INFORMATION GIVEN:

<<<<

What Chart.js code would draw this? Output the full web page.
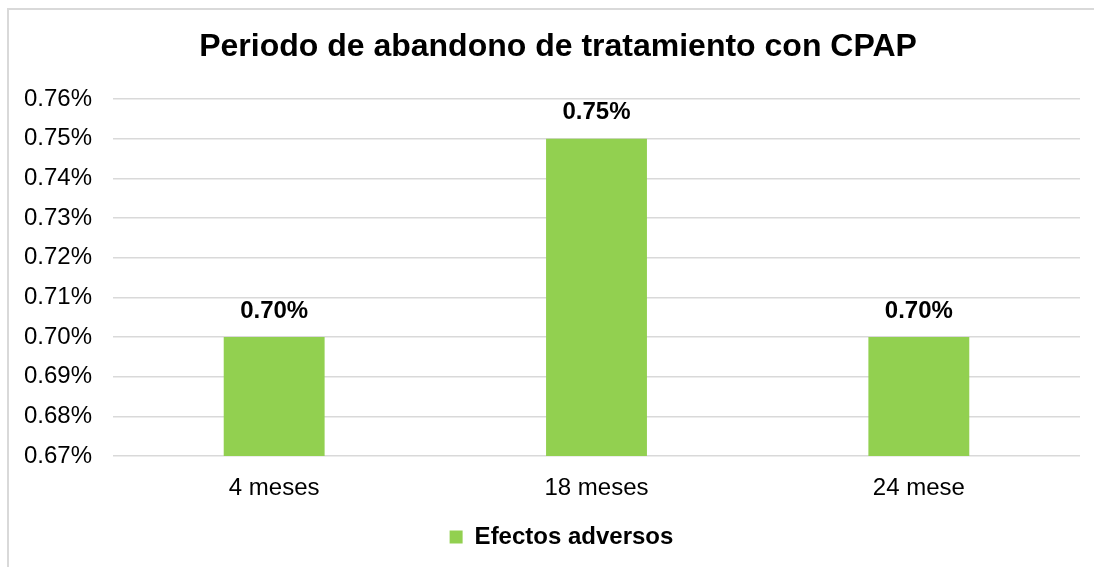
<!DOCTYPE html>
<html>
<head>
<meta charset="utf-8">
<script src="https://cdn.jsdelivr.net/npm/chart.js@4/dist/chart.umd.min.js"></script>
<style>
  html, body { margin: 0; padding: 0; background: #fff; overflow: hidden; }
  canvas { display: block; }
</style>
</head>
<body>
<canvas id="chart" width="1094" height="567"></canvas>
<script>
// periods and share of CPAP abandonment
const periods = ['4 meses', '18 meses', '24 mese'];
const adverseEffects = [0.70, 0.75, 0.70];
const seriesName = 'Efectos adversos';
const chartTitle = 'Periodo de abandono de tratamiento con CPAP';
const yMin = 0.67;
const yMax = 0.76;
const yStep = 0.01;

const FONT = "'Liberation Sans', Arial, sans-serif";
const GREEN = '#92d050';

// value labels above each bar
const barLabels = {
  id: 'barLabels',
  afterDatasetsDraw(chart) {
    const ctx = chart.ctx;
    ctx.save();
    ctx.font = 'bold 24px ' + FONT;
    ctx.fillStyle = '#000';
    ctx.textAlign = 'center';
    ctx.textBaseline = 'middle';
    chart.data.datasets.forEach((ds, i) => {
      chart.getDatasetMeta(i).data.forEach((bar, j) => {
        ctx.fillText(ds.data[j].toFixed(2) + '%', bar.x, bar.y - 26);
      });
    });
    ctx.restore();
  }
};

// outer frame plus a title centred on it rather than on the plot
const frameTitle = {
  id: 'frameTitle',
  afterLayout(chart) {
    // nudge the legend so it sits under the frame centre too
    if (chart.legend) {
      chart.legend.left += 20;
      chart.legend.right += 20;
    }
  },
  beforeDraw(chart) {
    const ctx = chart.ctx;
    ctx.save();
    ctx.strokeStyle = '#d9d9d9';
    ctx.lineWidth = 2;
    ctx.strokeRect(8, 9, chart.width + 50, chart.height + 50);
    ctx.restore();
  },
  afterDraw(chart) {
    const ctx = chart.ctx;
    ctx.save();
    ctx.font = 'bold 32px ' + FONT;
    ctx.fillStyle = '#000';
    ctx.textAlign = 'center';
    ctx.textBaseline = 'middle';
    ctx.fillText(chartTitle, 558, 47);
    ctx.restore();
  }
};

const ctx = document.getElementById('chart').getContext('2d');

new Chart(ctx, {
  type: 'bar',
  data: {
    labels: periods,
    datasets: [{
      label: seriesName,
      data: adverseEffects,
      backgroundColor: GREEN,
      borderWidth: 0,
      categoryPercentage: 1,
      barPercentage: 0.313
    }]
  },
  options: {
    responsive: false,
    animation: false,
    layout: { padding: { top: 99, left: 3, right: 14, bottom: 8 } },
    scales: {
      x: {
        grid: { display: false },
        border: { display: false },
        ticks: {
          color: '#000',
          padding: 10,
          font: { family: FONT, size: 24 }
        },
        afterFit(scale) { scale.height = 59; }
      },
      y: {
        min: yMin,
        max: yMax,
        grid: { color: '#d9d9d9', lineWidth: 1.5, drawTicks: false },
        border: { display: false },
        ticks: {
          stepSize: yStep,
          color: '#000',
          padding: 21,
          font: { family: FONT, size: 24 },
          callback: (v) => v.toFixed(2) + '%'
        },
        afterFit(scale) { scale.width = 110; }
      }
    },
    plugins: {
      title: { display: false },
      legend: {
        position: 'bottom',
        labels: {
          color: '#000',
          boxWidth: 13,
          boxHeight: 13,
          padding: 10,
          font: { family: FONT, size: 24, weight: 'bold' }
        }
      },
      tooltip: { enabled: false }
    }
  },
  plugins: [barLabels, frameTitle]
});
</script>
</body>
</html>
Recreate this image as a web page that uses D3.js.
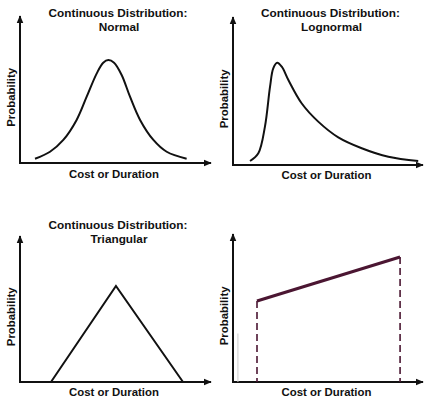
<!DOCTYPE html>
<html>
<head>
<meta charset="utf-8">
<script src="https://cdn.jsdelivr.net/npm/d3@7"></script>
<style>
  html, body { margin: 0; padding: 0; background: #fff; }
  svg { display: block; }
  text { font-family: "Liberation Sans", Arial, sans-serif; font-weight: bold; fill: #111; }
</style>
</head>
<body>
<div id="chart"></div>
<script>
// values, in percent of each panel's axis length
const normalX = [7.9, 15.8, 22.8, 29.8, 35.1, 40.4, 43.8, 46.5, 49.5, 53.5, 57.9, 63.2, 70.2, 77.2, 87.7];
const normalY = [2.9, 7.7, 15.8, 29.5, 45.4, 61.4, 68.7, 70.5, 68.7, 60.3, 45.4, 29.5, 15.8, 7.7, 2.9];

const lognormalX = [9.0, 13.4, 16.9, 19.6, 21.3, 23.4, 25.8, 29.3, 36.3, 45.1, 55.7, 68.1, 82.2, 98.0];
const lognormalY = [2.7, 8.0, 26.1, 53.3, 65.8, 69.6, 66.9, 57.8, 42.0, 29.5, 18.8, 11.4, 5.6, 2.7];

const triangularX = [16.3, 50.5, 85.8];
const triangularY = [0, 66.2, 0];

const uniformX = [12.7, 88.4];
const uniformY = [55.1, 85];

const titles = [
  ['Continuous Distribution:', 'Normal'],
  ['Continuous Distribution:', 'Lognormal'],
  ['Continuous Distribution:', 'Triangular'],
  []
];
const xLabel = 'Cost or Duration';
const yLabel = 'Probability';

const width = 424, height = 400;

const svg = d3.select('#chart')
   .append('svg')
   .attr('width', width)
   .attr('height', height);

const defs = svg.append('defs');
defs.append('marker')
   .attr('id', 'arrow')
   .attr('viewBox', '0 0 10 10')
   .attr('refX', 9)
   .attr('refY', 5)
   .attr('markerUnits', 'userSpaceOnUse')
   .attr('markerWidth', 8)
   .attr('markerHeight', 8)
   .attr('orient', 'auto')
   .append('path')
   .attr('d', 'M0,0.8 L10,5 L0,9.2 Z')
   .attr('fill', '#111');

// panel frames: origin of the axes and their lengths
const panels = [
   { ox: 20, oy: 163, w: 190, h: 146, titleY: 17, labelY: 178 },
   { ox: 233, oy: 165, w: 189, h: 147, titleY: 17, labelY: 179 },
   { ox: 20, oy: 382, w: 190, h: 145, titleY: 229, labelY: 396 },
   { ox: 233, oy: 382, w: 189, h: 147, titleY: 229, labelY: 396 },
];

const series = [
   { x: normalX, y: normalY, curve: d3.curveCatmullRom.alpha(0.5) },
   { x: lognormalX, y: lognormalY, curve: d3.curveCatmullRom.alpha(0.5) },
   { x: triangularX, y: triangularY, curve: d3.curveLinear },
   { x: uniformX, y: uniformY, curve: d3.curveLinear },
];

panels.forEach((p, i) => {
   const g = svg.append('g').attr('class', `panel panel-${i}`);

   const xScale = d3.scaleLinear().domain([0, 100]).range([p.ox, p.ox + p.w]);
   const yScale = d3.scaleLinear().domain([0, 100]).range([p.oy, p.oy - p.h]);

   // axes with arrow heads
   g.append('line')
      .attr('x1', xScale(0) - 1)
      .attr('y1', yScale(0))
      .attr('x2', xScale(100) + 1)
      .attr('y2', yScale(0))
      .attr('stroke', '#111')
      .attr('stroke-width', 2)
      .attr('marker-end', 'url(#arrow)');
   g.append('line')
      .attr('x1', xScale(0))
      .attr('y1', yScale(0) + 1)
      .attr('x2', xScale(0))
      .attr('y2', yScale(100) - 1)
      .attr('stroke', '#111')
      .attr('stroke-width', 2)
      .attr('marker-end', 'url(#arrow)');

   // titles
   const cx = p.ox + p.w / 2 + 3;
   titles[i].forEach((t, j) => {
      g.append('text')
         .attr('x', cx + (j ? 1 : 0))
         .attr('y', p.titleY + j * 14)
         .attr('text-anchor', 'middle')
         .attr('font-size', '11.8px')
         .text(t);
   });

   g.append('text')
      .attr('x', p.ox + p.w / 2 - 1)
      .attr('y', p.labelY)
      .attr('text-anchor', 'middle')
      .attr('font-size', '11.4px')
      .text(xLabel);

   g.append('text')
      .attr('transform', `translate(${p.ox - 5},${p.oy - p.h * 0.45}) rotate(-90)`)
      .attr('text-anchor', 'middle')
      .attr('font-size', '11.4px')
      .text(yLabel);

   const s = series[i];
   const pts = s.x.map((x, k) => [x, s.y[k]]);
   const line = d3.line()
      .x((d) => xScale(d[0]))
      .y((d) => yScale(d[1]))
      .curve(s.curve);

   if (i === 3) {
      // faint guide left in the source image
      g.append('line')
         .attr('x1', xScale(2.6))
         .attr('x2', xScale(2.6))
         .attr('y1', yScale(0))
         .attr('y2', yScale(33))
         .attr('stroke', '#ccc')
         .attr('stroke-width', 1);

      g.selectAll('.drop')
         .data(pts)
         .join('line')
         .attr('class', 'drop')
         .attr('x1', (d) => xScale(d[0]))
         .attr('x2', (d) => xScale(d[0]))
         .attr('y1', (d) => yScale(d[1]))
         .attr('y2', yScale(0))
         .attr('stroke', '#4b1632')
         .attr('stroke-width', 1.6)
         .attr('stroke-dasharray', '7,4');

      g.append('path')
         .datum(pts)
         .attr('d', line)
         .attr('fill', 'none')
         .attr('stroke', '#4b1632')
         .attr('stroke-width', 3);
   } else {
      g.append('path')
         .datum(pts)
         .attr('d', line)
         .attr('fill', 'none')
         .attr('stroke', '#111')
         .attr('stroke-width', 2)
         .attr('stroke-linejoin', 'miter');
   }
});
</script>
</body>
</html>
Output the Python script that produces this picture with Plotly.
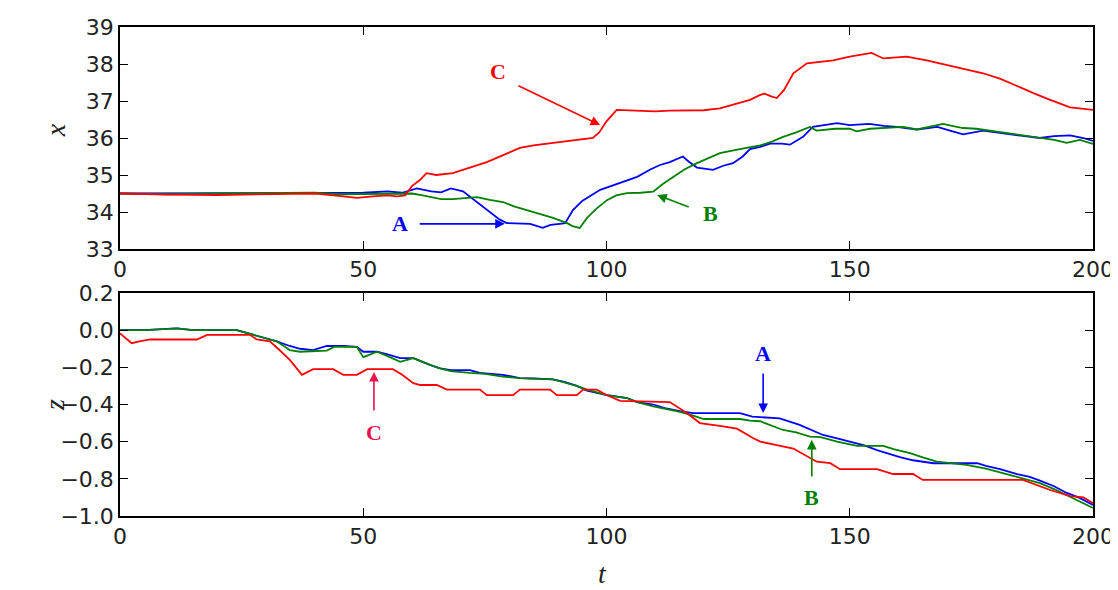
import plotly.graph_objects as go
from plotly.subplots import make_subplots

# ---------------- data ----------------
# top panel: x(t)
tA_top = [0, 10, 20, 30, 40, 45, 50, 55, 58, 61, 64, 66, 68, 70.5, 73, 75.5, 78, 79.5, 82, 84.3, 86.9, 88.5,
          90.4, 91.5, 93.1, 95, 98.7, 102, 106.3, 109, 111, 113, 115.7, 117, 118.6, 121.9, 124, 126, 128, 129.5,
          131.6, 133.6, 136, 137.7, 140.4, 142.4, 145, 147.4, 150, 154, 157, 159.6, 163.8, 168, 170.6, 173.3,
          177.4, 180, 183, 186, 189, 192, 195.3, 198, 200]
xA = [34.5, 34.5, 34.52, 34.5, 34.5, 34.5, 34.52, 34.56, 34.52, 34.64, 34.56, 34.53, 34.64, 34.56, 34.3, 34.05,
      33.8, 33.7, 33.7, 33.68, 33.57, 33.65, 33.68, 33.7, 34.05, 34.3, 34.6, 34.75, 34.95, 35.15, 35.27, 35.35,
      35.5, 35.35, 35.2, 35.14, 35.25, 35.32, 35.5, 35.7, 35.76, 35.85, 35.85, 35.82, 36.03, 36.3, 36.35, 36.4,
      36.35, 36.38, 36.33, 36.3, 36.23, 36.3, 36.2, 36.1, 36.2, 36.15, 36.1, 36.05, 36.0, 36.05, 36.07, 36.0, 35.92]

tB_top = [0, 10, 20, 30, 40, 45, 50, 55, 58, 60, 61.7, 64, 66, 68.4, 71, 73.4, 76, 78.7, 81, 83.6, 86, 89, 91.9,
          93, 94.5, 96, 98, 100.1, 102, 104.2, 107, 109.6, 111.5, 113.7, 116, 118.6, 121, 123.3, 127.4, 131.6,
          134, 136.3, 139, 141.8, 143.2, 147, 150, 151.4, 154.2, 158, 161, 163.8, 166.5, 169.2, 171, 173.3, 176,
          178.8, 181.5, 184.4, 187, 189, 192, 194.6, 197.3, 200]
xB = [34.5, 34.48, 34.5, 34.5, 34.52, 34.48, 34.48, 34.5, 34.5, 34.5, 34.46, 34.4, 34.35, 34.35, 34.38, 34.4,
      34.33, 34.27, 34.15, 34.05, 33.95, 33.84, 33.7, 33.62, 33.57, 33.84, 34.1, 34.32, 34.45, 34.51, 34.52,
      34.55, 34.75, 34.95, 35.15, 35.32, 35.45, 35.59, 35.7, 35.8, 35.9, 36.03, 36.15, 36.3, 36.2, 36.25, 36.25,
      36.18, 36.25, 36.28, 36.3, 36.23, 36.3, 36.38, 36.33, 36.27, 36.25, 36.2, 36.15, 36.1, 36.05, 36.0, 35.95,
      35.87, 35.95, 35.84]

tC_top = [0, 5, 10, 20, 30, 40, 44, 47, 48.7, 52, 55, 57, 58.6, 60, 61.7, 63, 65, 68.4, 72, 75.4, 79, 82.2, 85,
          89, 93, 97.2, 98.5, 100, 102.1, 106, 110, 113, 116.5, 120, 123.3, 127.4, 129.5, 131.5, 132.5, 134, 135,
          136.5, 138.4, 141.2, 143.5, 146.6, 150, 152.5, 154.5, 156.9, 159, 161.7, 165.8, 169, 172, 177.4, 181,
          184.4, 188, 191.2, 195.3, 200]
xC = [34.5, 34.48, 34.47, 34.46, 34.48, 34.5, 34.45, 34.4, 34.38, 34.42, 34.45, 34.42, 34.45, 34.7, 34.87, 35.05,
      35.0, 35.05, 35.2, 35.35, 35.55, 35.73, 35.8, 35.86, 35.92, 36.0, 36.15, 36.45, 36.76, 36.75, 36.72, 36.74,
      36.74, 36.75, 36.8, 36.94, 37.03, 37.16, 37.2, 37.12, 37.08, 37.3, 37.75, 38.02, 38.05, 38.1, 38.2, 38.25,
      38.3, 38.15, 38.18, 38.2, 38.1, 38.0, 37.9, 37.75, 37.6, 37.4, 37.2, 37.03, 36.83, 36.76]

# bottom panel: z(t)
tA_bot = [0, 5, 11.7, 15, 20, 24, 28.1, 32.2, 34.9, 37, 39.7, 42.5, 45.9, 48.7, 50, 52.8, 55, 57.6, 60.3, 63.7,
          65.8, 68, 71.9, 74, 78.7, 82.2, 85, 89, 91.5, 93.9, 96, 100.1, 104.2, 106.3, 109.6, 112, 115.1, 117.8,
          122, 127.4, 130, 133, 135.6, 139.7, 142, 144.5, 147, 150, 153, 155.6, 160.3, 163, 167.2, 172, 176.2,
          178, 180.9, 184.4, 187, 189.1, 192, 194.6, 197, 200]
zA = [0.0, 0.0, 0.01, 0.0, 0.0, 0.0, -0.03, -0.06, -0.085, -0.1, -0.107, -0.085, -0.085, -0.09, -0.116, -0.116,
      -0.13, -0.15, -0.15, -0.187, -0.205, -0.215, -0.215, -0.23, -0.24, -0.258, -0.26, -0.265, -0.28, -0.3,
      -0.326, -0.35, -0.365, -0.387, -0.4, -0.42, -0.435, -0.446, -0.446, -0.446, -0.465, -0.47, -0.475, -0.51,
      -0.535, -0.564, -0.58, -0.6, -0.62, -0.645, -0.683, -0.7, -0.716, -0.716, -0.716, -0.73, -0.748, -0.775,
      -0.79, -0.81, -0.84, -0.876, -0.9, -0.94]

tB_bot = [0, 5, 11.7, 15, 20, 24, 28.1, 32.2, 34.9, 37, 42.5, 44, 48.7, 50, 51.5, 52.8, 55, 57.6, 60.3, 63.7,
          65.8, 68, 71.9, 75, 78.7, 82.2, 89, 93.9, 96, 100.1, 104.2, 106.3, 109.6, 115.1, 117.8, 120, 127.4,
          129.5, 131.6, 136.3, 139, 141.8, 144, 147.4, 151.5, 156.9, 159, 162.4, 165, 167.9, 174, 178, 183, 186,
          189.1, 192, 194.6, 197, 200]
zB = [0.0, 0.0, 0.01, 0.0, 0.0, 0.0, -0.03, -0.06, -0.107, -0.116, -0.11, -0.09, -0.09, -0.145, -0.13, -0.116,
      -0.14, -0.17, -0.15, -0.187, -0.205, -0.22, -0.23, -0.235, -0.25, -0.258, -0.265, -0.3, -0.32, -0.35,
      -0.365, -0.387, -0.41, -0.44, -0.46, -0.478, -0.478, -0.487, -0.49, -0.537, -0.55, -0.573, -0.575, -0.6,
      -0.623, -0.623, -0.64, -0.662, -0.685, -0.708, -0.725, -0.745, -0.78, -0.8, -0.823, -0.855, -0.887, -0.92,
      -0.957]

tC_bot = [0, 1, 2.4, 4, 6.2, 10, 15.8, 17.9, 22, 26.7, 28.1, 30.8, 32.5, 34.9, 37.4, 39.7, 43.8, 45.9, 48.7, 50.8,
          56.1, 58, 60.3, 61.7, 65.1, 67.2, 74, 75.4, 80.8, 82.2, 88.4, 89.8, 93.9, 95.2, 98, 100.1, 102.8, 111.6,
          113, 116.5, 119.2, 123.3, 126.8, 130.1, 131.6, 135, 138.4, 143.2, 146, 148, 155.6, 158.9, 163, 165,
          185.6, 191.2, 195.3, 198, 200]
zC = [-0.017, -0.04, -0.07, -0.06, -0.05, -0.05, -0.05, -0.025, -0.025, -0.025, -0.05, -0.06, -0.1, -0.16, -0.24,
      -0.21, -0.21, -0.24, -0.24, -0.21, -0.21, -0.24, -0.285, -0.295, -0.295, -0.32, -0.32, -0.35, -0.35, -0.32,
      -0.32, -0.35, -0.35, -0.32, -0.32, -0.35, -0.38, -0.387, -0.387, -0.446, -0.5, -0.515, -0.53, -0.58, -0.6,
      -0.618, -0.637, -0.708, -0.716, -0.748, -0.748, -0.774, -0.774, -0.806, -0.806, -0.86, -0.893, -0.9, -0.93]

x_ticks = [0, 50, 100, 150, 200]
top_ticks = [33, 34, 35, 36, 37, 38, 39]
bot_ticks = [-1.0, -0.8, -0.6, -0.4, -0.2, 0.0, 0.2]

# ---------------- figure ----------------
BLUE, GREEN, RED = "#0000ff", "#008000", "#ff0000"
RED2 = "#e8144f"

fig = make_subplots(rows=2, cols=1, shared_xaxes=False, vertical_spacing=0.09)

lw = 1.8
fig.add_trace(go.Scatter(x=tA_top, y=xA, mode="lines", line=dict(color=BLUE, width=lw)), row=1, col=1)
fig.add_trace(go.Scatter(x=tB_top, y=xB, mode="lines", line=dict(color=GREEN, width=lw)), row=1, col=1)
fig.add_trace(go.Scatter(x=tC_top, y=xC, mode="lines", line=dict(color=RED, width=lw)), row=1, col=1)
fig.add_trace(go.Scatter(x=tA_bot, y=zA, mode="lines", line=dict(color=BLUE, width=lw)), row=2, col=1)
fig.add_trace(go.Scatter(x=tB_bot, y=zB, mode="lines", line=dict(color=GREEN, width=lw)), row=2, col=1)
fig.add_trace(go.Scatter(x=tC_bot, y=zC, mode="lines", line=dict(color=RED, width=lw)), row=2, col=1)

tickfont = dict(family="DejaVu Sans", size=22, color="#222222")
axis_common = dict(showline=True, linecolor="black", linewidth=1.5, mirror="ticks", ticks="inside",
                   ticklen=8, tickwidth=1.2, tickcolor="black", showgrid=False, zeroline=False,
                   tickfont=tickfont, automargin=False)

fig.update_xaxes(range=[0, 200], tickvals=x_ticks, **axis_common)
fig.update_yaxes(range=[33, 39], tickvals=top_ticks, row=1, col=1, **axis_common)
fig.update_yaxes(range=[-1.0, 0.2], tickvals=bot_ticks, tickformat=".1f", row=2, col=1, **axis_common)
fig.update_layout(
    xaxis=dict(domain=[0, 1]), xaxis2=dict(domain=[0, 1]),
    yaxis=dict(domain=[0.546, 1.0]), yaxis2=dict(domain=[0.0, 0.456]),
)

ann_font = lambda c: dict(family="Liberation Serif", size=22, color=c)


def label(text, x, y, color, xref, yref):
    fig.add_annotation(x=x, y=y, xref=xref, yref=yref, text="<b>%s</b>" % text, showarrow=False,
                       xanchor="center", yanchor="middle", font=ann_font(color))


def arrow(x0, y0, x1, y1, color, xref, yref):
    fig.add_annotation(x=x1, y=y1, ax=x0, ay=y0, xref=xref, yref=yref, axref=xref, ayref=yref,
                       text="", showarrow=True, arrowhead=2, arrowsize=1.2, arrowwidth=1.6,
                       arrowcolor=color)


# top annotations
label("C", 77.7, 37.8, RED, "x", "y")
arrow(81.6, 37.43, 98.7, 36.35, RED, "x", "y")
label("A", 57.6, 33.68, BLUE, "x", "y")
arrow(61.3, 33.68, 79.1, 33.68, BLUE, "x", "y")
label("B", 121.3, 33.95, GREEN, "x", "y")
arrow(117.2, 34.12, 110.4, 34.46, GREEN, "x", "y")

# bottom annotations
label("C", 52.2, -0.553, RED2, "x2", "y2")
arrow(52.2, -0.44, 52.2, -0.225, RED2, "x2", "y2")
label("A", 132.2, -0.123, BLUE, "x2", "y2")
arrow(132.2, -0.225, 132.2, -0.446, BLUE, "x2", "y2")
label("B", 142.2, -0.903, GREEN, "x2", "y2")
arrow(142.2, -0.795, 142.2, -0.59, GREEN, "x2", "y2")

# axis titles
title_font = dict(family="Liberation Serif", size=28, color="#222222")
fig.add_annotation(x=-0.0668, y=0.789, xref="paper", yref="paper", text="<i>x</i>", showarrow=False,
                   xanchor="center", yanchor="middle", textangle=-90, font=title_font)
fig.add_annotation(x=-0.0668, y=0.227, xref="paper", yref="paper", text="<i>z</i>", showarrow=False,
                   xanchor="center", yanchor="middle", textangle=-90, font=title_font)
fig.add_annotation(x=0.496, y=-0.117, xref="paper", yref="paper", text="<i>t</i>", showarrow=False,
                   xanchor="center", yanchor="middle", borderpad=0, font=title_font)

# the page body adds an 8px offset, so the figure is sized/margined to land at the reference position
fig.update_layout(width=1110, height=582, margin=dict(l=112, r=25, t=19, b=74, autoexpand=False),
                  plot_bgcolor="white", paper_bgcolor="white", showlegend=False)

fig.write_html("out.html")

>>>>

Leave out the pictures and transcribe exactly the lines from the one containing "Output the Python" through the one containing "from plotly.subplots import make_subplots".

Output the Python script that produces this picture with Plotly.
import plotly.graph_objects as go
from plotly.subplots import make_subplots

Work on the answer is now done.